De fato, é necessário ressaltar, sob pena de regressarmos ao total eclipse dos avanços jurídico-civis, que, sim, a prisão processual não pode servir de cumprimento de pena prévio antes de uma sentença transitada em julgado que faça sacramentar o dolo dos réus, impondo, aí sim, as penas para serem executadas em momento próprio. E isto após a concessão dos direitos de exploração do contraditório e da ampla defesa.
Por outro lado, colocar as supostas raposas de volta no galinheiro seria, no mínimo, irresponsabilidade total diante dos elementos colhidos pelas investigações, ressaltando, sobretudo, que o caso inteiro se resume a eventuais condutas de corrupção passiva.

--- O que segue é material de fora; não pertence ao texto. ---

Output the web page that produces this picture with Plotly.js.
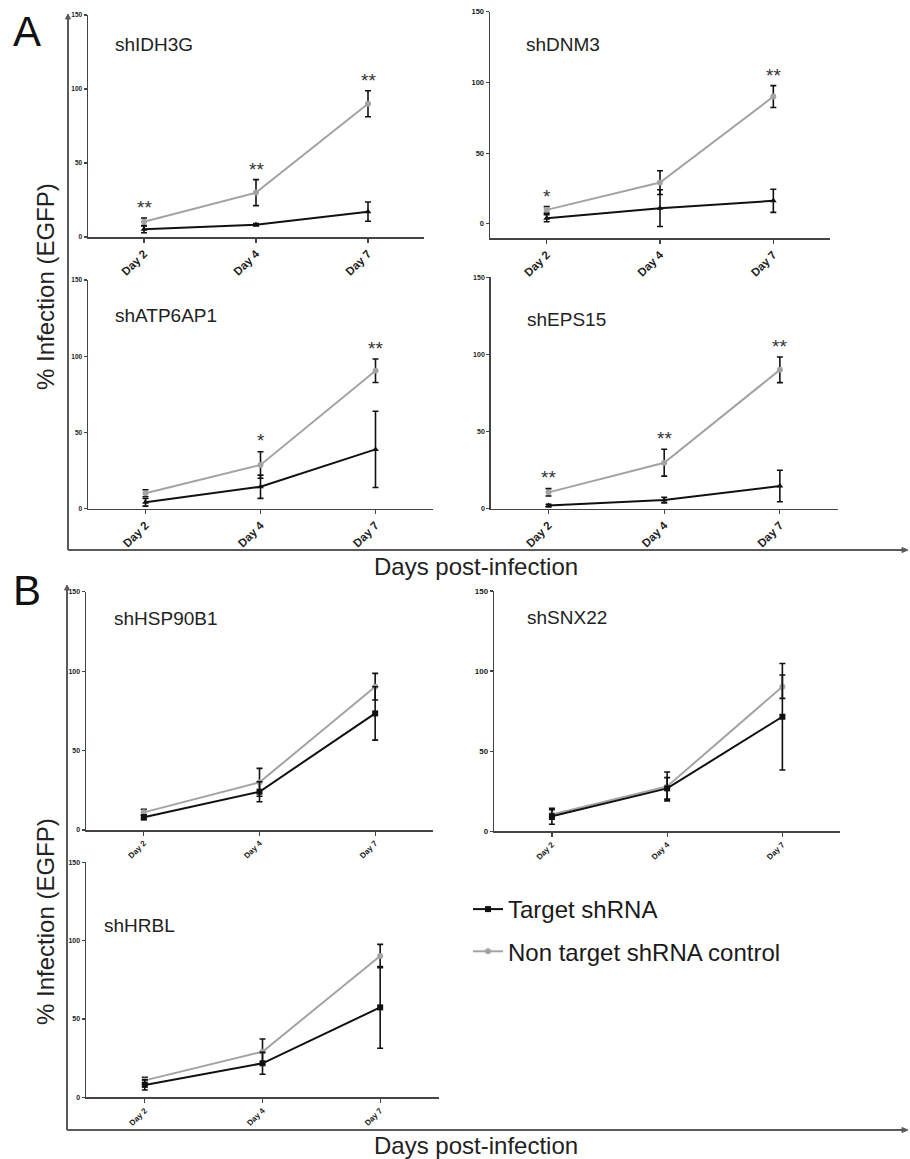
<!DOCTYPE html>
<html>
<head>
<meta charset="utf-8">
<script src="https://cdn.plot.ly/plotly-3.0.1.min.js"></script>
<style>html,body{margin:0;padding:0;background:#fff;}#chart{width:910px;height:1159px;}</style>
</head>
<body>
<div id="chart"></div>
<script>
// ---------- data ----------
const days = ["Day 2", "Day 4", "Day 7"];
const yTicks = [0, 50, 100, 150];
const seriesNames = ["Target shRNA", "Non target shRNA control"];

const panelNames = ["shIDH3G", "shDNM3", "shATP6AP1", "shEPS15", "shHSP90B1", "shSNX22", "shHRBL"];

const idh3gTarget = [5.2, 8.3, 17.1];
const idh3gTargetErr = [2.3, 0.8, 6.5];
const idh3gControl = [10.3, 30.0, 90.0];
const idh3gControlErr = [2.5, 8.8, 8.8];
const idh3gStars = ["**", "**", "**"];

const dnm3Target = [4.0, 11.1, 16.3];
const dnm3TargetErr = [2.5, 13.0, 8.2];
const dnm3Control = [9.9, 29.2, 90.0];
const dnm3ControlErr = [2.3, 8.4, 7.7];
const dnm3Stars = ["*", "", "**"];

const atp6ap1Target = [4.2, 14.4, 38.9];
const atp6ap1TargetErr = [2.5, 7.6, 25.0];
const atp6ap1Control = [10.1, 28.7, 90.5];
const atp6ap1ControlErr = [2.3, 8.7, 7.7];
const atp6ap1Stars = ["", "*", "**"];

const eps15Target = [2.0, 5.6, 14.7];
const eps15TargetErr = [0.8, 1.8, 10.2];
const eps15Control = [10.6, 29.8, 90.0];
const eps15ControlErr = [2.4, 8.7, 8.3];
const eps15Stars = ["**", "**", "**"];

const hsp90b1Target = [8.0, 24.1, 73.4];
const hsp90b1TargetErr = [1.5, 6.3, 16.8];
const hsp90b1Control = [11.1, 30.0, 90.2];
const hsp90b1ControlErr = [2.0, 8.8, 8.4];

const snx22Target = [9.4, 26.8, 71.5];
const snx22TargetErr = [5.0, 6.7, 33.2];
const snx22Control = [10.5, 28.0, 90.3];
const snx22ControlErr = [3.0, 9.0, 7.3];

const hrblTarget = [7.9, 21.7, 57.4];
const hrblTargetErr = [3.2, 7.0, 26.1];
const hrblControl = [10.8, 29.1, 90.2];
const hrblControlErr = [2.0, 8.1, 7.4];

// ---------- layout geometry (pixels) ----------
const W = 910, H = 1159;
const fx = px => px / W;
const fy = px => 1 - px / H;
const FONT = '"Liberation Sans", Arial, sans-serif';

const panels = [
  {name: panelNames[0], t: idh3gTarget, te: idh3gTargetErr, c: idh3gControl, ce: idh3gControlErr, stars: idh3gStars,
   x: [88, 424], y: [15, 237], yr: [0, 150], ytf: 6.5, xtf: 11.5, sym: "triangle-up", title: [113, 45]},
  {name: panelNames[1], t: dnm3Target, te: dnm3TargetErr, c: dnm3Control, ce: dnm3ControlErr, stars: dnm3Stars,
   x: [490, 830], y: [11.7, 238], yr: [-10, 150], ytf: 7.5, xtf: 11.5, sym: "triangle-up", title: [524, 45]},
  {name: panelNames[2], t: atp6ap1Target, te: atp6ap1TargetErr, c: atp6ap1Control, ce: atp6ap1ControlErr, stars: atp6ap1Stars,
   x: [88, 433], y: [280, 508.7], yr: [0, 150], ytf: 6.5, xtf: 11.5, sym: "triangle-up", title: [113, 315]},
  {name: panelNames[3], t: eps15Target, te: eps15TargetErr, c: eps15Control, ce: eps15ControlErr, stars: eps15Stars,
   x: [490.7, 837.7], y: [277.3, 508.7], yr: [0, 150], ytf: 7, xtf: 11.5, sym: "triangle-up", title: [525, 319]},
  {name: panelNames[4], t: hsp90b1Target, te: hsp90b1TargetErr, c: hsp90b1Control, ce: hsp90b1ControlErr, stars: null,
   x: [86, 433], y: [591.7, 830], yr: [0, 150], ytf: 7, xtf: 8, sym: "square", title: [112, 618], legend: true},
  {name: panelNames[5], t: snx22Target, te: snx22TargetErr, c: snx22Control, ce: snx22ControlErr, stars: null,
   x: [494.3, 840], y: [591, 831.3], yr: [0, 150], ytf: 8, xtf: 8, sym: "square", title: [525, 617]},
  {name: panelNames[6], t: hrblTarget, te: hrblTargetErr, c: hrblControl, ce: hrblControlErr, stars: null,
   x: [86, 439], y: [862.3, 1097.3], yr: [0, 150], ytf: 7, xtf: 8, sym: "square", title: [102, 925]}
];

const traces = [];
const layout = {
  width: W, height: H,
  margin: {l: 0, r: 0, t: 0, b: 0},
  paper_bgcolor: "#fff", plot_bgcolor: "rgba(0,0,0,0)",
  font: {family: FONT, color: "#222"},
  showlegend: true,
  legend: {x: fx(468), y: fy(887), xanchor: "left", yanchor: "top",
           font: {size: 24, family: FONT, color: "#1a1a1a"}, bgcolor: "rgba(0,0,0,0)",
           itemwidth: 30, tracegroupgap: 8, traceorder: "grouped"},
  annotations: [], shapes: []
};

panels.forEach((p, i) => {
  const n = i + 1;
  const xa = n === 1 ? "x" : "x" + n;
  const ya = n === 1 ? "y" : "y" + n;
  const xk = n === 1 ? "xaxis" : "xaxis" + n;
  const yk = n === 1 ? "yaxis" : "yaxis" + n;

  traces.push({
    type: "scatter", mode: "lines+markers", x: days, y: p.c, xaxis: xa, yaxis: ya,
    name: seriesNames[1], legendgroup: "control", legendrank: 2, showlegend: !!p.legend,
    line: {color: "#a3a3a3", width: 2},
    marker: {color: "#a3a3a3", size: 6, symbol: "circle"},
    error_y: {type: "data", array: p.ce, visible: true, color: "#111", thickness: 1.6, width: 3},
    cliponaxis: false
  });
  traces.push({
    type: "scatter", mode: "lines+markers", x: days, y: p.t, xaxis: xa, yaxis: ya,
    name: seriesNames[0], legendgroup: "target", legendrank: 1, showlegend: !!p.legend,
    line: {color: "#111", width: 2},
    marker: {color: "#111", size: 6, symbol: p.sym},
    error_y: {type: "data", array: p.te, visible: true, color: "#111", thickness: 1.6, width: 3},
    cliponaxis: false
  });

  layout[xk] = {
    domain: [fx(p.x[0]), fx(p.x[1])], anchor: ya, type: "category",
    range: [-0.5, 2.5], showgrid: false, zeroline: false,
    showline: true, linecolor: "#444", linewidth: 1.5,
    ticks: "outside", ticklen: 4, tickwidth: 1.2, tickcolor: "#444",
    tickangle: -45, tickfont: {size: p.xtf, family: FONT, color: "#222", weight: "bold"},
    fixedrange: true
  };
  layout[yk] = {
    domain: [fy(p.y[1]), fy(p.y[0])], anchor: xa,
    range: p.yr, tickvals: yTicks, showgrid: false, zeroline: false,
    showline: true, linecolor: "#444", linewidth: 1.5,
    ticks: "outside", ticklen: 3, tickwidth: 1.2, tickcolor: "#444",
    tickfont: {size: p.ytf, family: FONT, color: "#222", weight: "bold"},
    fixedrange: true
  };

  layout.annotations.push({
    text: p.name, xref: "paper", yref: "paper", x: fx(p.title[0]), y: fy(p.title[1]),
    xanchor: "left", yanchor: "middle", showarrow: false,
    font: {size: 19, family: FONT, color: "#222"}
  });

  if (p.stars) {
    p.stars.forEach((s, k) => {
      if (!s) return;
      layout.annotations.push({
        text: s, xref: xa, yref: ya, x: days[k], y: p.c[k] + p.ce[k] + 7,
        xanchor: "center", yanchor: "middle", showarrow: false,
        font: {size: 19, family: FONT, color: "#333"}
      });
    });
  }
});

// big panel letters
layout.annotations.push({text: "A", xref: "paper", yref: "paper", x: fx(27), y: fy(32),
  xanchor: "center", yanchor: "middle", showarrow: false, font: {size: 42, family: FONT, color: "#111"}});
layout.annotations.push({text: "B", xref: "paper", yref: "paper", x: fx(27), y: fy(590),
  xanchor: "center", yanchor: "middle", showarrow: false, font: {size: 42, family: FONT, color: "#111"}});

// shared axis titles
const axTitleFont = {size: 24, family: FONT, color: "#222"};
[[287, 566], [922, 1145]].forEach(([yc, xb]) => {
  layout.annotations.push({text: "% Infection (EGFP)", xref: "paper", yref: "paper", x: fx(45), y: fy(yc),
    textangle: -90, xanchor: "center", yanchor: "middle", showarrow: false, font: axTitleFont});
  layout.annotations.push({text: "Days post-infection", xref: "paper", yref: "paper", x: fx(476), y: fy(xb),
    xanchor: "center", yanchor: "middle", showarrow: false, font: axTitleFont});
});

// outer frames with arrows
const frameColor = "#5a5a5a";
[[68, 14, 550], [67, 585, 1130]].forEach(([xv, ytop, ybot]) => {
  layout.shapes.push({type: "line", xref: "paper", yref: "paper",
    x0: fx(xv), x1: fx(xv), y0: fy(ytop + 4), y1: fy(ybot), line: {color: frameColor, width: 2}});
  layout.shapes.push({type: "line", xref: "paper", yref: "paper",
    x0: fx(xv), x1: fx(903), y0: fy(ybot), y1: fy(ybot), line: {color: frameColor, width: 2}});
  layout.shapes.push({type: "path", xref: "paper", yref: "paper",
    path: `M ${fx(xv - 2.5)} ${fy(ytop + 5)} L ${fx(xv)} ${fy(ytop)} L ${fx(xv + 2.5)} ${fy(ytop + 5)} Z`,
    fillcolor: frameColor, line: {color: frameColor, width: 1}});
  layout.shapes.push({type: "path", xref: "paper", yref: "paper",
    path: `M ${fx(902)} ${fy(ybot - 2.5)} L ${fx(908)} ${fy(ybot)} L ${fx(902)} ${fy(ybot + 2.5)} Z`,
    fillcolor: frameColor, line: {color: frameColor, width: 1}});
});

Plotly.newPlot("chart", traces, layout, {displayModeBar: false, staticPlot: true});
</script>
</body>
</html>
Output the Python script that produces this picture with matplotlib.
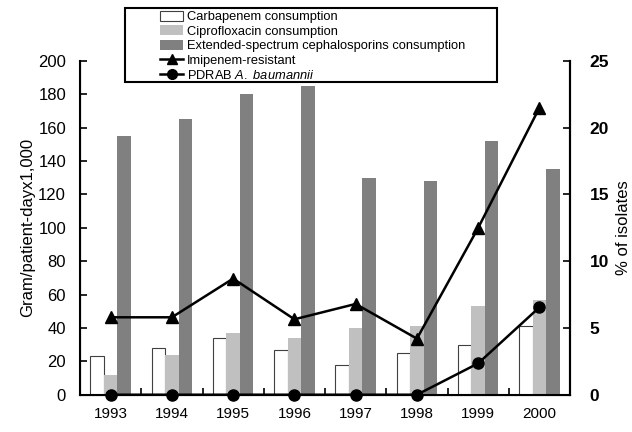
import matplotlib
matplotlib.use("Agg")
import matplotlib.pyplot as plt
import numpy as np
from matplotlib.patches import Patch, Rectangle
from matplotlib.lines import Line2D

plt.rcParams['font.family'] = ['Liberation Sans', 'DejaVu Sans']
plt.rcParams['mathtext.fontset'] = 'custom'
plt.rcParams['mathtext.rm'] = 'Liberation Sans'
plt.rcParams['mathtext.it'] = 'Liberation Sans:italic'

years = ['1993', '1994', '1995', '1996', '1997', '1998', '1999', '2000']
carbapenem = [23, 28, 34, 27, 18, 25, 30, 41]
ciprofloxacin = [12, 24, 37, 34, 40, 41, 53, 57]
cephalosporins = [155, 165, 180, 185, 130, 128, 152, 135]
imipenem_resistant = [5.8, 5.8, 8.7, 5.65, 6.8, 4.2, 12.5, 21.5]
pdrab = [0, 0, 0, 0, 0, 0, 2.35, 6.55]

fig = plt.figure(figsize=(6.32, 4.32), dpi=100)
ax = fig.add_axes([0.1266, 0.0863, 0.902 - 0.1266, 0.8588 - 0.0863])
x = np.arange(len(years))
w = 0.22

ax.bar(x - w, carbapenem, w, color='white', edgecolor='#404040', linewidth=0.8)
ax.bar(x, ciprofloxacin, w, color='#c0c0c0', edgecolor='none')
ax.bar(x + w, cephalosporins, w, color='#808080', edgecolor='none')

ax.set_xlim(-0.5, len(years) - 0.5)
ax.set_ylim(0, 200)
ax.set_yticks(np.arange(0, 201, 20))
ax.set_xticks(x)
ax.set_xticklabels(years)
ax.set_xticks(np.arange(0.5, len(years) - 0.5, 1), minor=True)
ax.tick_params(axis='x', which='major', length=0, pad=9, labelsize=11)
ax.tick_params(axis='x', which='minor', direction='in', length=5, width=1.2)
ax.tick_params(axis='y', direction='in', length=5, width=1.2, labelsize=12, pad=10)
ax.spines['top'].set_visible(False)
for s in ['left', 'bottom', 'right']:
    ax.spines[s].set_linewidth(1.5)
ax.set_ylabel('Gram/patient-dayx1,000', fontsize=12, labelpad=2)

ax2 = ax.twinx()
ax2.set_ylim(0, 25)
ax2.set_yticks(np.arange(0, 26, 5))
ax2.tick_params(axis='y', direction='in', length=5, width=1.2, labelsize=12.5, pad=14)
for lab in ax2.get_yticklabels():
    lab.set_fontweight('bold')
ax2.spines['top'].set_visible(False)
ax2.spines['right'].set_linewidth(1.5)
ax2.set_ylabel('% of isolates', fontsize=12, labelpad=5)

ax2.plot(x, imipenem_resistant, color='black', lw=1.8, marker='^', markersize=9, clip_on=False, zorder=5)
ax2.plot(x, pdrab, color='black', lw=1.8, marker='o', markersize=8, clip_on=False, zorder=5)

handles = [
    Patch(facecolor='white', edgecolor='#404040', linewidth=0.8),
    Patch(facecolor='#c0c0c0', edgecolor='none'),
    Patch(facecolor='#808080', edgecolor='none'),
    Line2D([], [], color='black', lw=1.8, marker='^', markersize=7),
    Line2D([], [], color='black', lw=1.8, marker='o', markersize=7),
]
labels = ['Carbapenem consumption', 'Ciprofloxacin consumption',
          'Extended-spectrum cephalosporins consumption', 'Imipenem-resistant',
          'PDRAB $\\it{A.\\ baumannii}$']
leg = fig.legend(handles, labels, loc='upper left', bbox_to_anchor=(151 / 632, 1 - 2 / 432),
                 frameon=False, fontsize=9.3, handlelength=1.8, handleheight=0.8,
                 handletextpad=0.3, labelspacing=0.15, borderpad=0.2)
fig.add_artist(Rectangle((125 / 632, 1 - 82 / 432), (497 - 125) / 632, (82 - 8) / 432,
                         transform=fig.transFigure, fill=False, edgecolor='black', linewidth=1.5))

fig.savefig('out.png', dpi=100)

Sem saber, o próprio desembargador resumiu a participação social no imbróglio dos despachos voltados à Operação Reciclagem na primeira decisão:
“Em certos momentos, tem havido coincidências entre o que anseia a população e o que se decide no Judiciário; mas há casos em que isso não ocorre. São as conhecidas “pautas contra majoritárias””, escreveu.
E finalizou:
“Essa situação mostra que a opinião pública está mais instruída e evoluída. Todavia, repito, deve o julgador se mostrar técnico e envolvido, sobremaneira, com os fatos evidenciados nos autos”.
Quando proferiu a segunda, Roosevelt Queiroz Costa uniu instrução e evolução da opinião pública com o lado técnico realçado em suas veias de julgador, fulminando o direto dos prefeitos afastados de regressarem às suas antigas funções.
O quinteto está em liberdade, por ora, porém, se julgados e sentenciados de acordo com os termos da denúncia, Marcito Pinto, Luizão do Trento, Lebrinha, Glaucione Rodrigues e Daniel Neri, podem, sim, regressar à cadeia, aí sim para cumprir a devida pena caso aplicada pela Justiça.